**** Recorded information

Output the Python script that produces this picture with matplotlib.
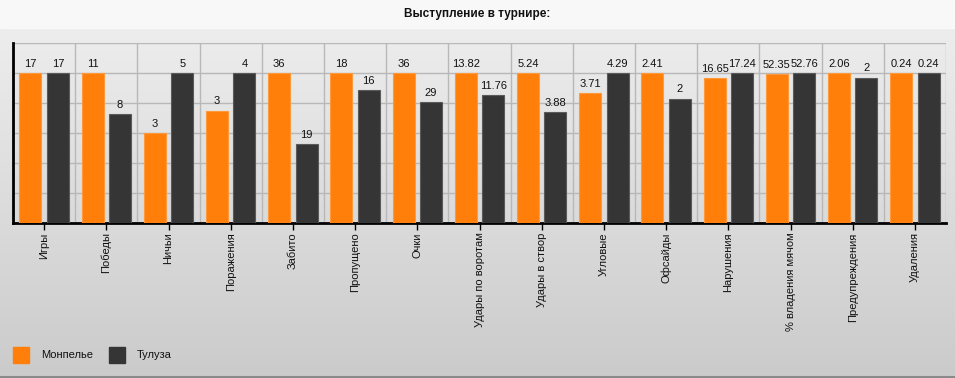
import matplotlib
matplotlib.use("Agg")
import matplotlib.pyplot as plt
import numpy as np
from matplotlib.patches import Rectangle

plt.rcParams["font.family"] = ["Liberation Sans", "DejaVu Sans"]

categories = ["Игры", "Победы", "Ничьи", "Поражения", "Забито", "Пропущено",
              "Очки", "Удары по воротам", "Удары в створ", "Угловые",
              "Офсайды", "Нарушения", "% владения мячом", "Предупреждения",
              "Удаления"]
montpellier = [17, 11, 3, 3, 36, 18, 36, 13.82, 5.24, 3.71, 2.41, 16.65,
               52.35, 2.06, 0.24]
toulouse = [17, 8, 5, 4, 19, 16, 29, 11.76, 3.88, 4.29, 2, 17.24,
            52.76, 2, 0.24]
series_names = ["Монпелье", "Тулуза"]

ORANGE = "#ff7f0a"
DARK = "#353535"

fig = plt.figure(figsize=(9.55, 3.78), dpi=100)

# background: light title band + vertical gradient
bg = fig.add_axes([0, 0, 1, 1], zorder=-10)
bg.axis("off")
grad = np.linspace(0, 1, 300).reshape(-1, 1)
bg.imshow(grad, cmap=matplotlib.colors.LinearSegmentedColormap.from_list(
    "g", ["#ededed", "#cbcbcb"]), aspect="auto", extent=[0, 1, 0, 1 - 28 / 378])
bg.add_patch(Rectangle((0, 1 - 28 / 378), 1, 28 / 378, color="#f8f8f8"))
bg.plot([0, 1], [0.003, 0.003], color="#8a8a8a", lw=1.5)
bg.set_xlim(0, 1)
bg.set_ylim(0, 1)

ax = fig.add_axes([13 / 955, 1 - 222.7 / 378, 933 / 955, 179.4 / 378])
ax.patch.set_alpha(0)

x = np.arange(len(categories))
m = np.array(montpellier, dtype=float)
t = np.array(toulouse, dtype=float)
top = np.maximum(m, t)
w = 0.355
off = 0.22

ax.bar(x - off, m / top, w, color=ORANGE, edgecolor="#ff9a3c", lw=0.8, zorder=3)
ax.bar(x + off, t / top, w, color=DARK, edgecolor="#5a5a5a", lw=0.8, zorder=3)

for xi, v, h in zip(x - off, m, m / top):
    ax.annotate(f"{v:g}", (xi, h), xytext=(0, 3), textcoords="offset points",
                ha="center", va="bottom", fontsize=8, color="#111111")
for xi, v, h in zip(x + off, t, t / top):
    ax.annotate(f"{v:g}", (xi, h), xytext=(0, 3), textcoords="offset points",
                ha="center", va="bottom", fontsize=8, color="#111111")

ax.set_xlim(-0.5, len(categories) - 0.5)
ax.set_ylim(0, 1.2)
ax.set_yticks(np.arange(0, 1.21, 0.2))
ax.set_yticklabels([])
ax.tick_params(axis="y", length=0)
ax.set_xticks(x)
ax.set_xticklabels(categories, rotation=90, fontsize=8, color="#111111")
ax.tick_params(axis="x", length=5, width=1, color="black", pad=2)
ax.set_xticks(np.arange(-0.5, len(categories), 1), minor=True)
ax.tick_params(axis="x", which="minor", length=0)
ax.grid(axis="y", color="#b8b8b8", lw=1, zorder=0)
ax.grid(axis="x", which="minor", color="#b8b8b8", lw=1, zorder=0)
ax.grid(axis="x", which="major", visible=False)

for s in ("top", "right"):
    ax.spines[s].set_visible(False)
ax.spines["left"].set_linewidth(2)
ax.spines["bottom"].set_linewidth(2)

fig.text(0.5, 1 - 14 / 378, "Выступление в турнире:", ha="center", va="center",
         fontsize=8.5, fontweight="bold", color="#111111")

# legend
for i, (name, col) in enumerate(zip(series_names, [ORANGE, DARK])):
    x0 = 13 + i * 96
    bg.add_patch(Rectangle((x0 / 955, 1 - 363 / 378), 16 / 955, 16 / 378,
                           color=col))
    fig.text((x0 + 28) / 955, 1 - 355.5 / 378, name, ha="left", va="center",
             fontsize=8, color="#111111")

fig.savefig("out.png", dpi=100)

********

What the exercise asks: Gather up every line in the data above that contains the word "matplotlib", copying each one.

Answer to the exercise:
Output the Python script that produces this picture with matplotlib.
import matplotlib
matplotlib.use("Agg")
import matplotlib.pyplot as plt
from matplotlib.patches import Rectangle
bg.imshow(grad, cmap=matplotlib.colors.LinearSegmentedColormap.from_list(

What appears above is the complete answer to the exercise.